The University of Zurich discovered that using LetsMT helped level out the different educational backgrounds of the participants and allowed students to immediately build their own SMT systems. Instructors also found that the platform covers many different issues treated during the course – like the size of monolingual and parallel corpora, the training steps, the translation and language models, evaluation metrics, and domain adaptation – and thus helped convey the main ideas and principles of SMT to the students.

Closing the feedback loop

Thanks to the use of LetsMT in the classroom at the University of Zurich, the team at Tilde was also able to improve the overall LetsMT experience for other users. The Institute of Computational Linguistics was in close contact with Tilde about their use of the platform throughout the spring semester. This included detailed feedback reports from professors and students in the program.

One issue that students often encountered was the use of specific tags in technical documentation. Translators often receive documents that include bits of HTML code, for example, from websites and user interfaces.
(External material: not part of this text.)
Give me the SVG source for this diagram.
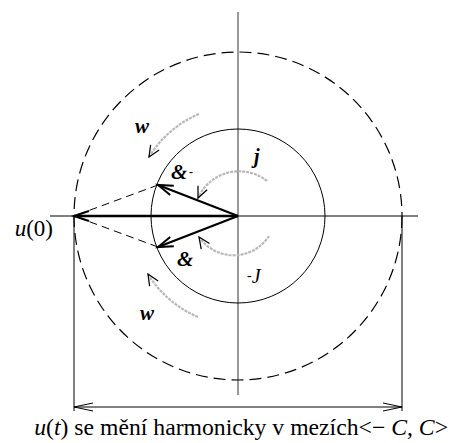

This is a known stumbling block for MT systems, which often automatically translate and reformat tags, rendering them meaningless. This issue was highlighted by the Institute of Computation Linguistics, and Tilde was able to provide a remedy.

LetsMT can now correctly deal with complex tags and placeholders, ensuring that MT systems can accurately translate technical documents and HTML code. This is a major leap forward for the application of machine translation that could be accomplished due to the successful collaboration between the University of Zurich and Tilde.

In the future, the University of Zurich will continue to employ LetsMT in the classroom, teaching future language technology professionals about the inner life of SMT systems. And, we are happy to see what new inspirations these explorations will bring.